↓

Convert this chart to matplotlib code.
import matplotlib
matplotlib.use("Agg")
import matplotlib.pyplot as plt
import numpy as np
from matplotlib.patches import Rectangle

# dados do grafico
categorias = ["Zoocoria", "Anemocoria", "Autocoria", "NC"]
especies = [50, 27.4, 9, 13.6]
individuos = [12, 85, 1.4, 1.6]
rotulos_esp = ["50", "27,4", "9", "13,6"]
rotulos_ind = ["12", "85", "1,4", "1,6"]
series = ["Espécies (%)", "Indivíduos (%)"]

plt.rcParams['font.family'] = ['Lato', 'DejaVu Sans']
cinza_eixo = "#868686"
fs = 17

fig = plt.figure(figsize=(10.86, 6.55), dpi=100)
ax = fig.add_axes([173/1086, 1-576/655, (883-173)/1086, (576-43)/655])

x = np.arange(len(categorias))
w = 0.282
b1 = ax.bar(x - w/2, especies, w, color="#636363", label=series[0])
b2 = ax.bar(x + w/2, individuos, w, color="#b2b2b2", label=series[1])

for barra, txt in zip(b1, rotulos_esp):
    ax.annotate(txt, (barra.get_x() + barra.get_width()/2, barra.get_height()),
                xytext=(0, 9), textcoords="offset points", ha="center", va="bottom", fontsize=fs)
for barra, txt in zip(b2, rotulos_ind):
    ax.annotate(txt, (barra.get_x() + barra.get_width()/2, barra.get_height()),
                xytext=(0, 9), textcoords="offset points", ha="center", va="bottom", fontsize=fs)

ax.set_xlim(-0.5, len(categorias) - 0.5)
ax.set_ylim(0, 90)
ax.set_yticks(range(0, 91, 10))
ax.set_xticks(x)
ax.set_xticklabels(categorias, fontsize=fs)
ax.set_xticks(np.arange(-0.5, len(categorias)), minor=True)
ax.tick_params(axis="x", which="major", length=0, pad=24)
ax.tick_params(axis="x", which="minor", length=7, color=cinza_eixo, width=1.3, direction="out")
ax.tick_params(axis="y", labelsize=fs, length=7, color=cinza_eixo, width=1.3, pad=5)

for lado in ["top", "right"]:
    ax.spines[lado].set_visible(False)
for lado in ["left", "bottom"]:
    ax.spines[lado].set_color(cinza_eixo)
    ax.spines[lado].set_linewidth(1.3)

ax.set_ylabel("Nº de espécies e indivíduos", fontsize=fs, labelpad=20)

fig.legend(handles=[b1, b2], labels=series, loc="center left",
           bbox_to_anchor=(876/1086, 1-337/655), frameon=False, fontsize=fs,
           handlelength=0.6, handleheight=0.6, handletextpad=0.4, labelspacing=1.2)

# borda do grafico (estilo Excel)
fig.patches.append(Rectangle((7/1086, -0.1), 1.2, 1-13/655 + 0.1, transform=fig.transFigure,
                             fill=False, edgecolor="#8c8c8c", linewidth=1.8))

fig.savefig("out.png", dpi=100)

↑

● **Exercise prompt**
Starting at the first line of the material above, reproduce each line exactly up to and including the line with "b2 = ax.bar(x".

● **Solution to this task**
Convert this chart to matplotlib code.
import matplotlib
matplotlib.use("Agg")
import matplotlib.pyplot as plt
import numpy as np
from matplotlib.patches import Rectangle

# dados do grafico
categorias = ["Zoocoria", "Anemocoria", "Autocoria", "NC"]
especies = [50, 27.4, 9, 13.6]
individuos = [12, 85, 1.4, 1.6]
rotulos_esp = ["50", "27,4", "9", "13,6"]
rotulos_ind = ["12", "85", "1,4", "1,6"]
series = ["Espécies (%)", "Indivíduos (%)"]

plt.rcParams['font.family'] = ['Lato', 'DejaVu Sans']
cinza_eixo = "#868686"
fs = 17

fig = plt.figure(figsize=(10.86, 6.55), dpi=100)
ax = fig.add_axes([173/1086, 1-576/655, (883-173)/1086, (576-43)/655])

x = np.arange(len(categorias))
w = 0.282
b1 = ax.bar(x - w/2, especies, w, color="#636363", label=series[0])
b2 = ax.bar(x + w/2, individuos, w, color="#b2b2b2", label=series[1])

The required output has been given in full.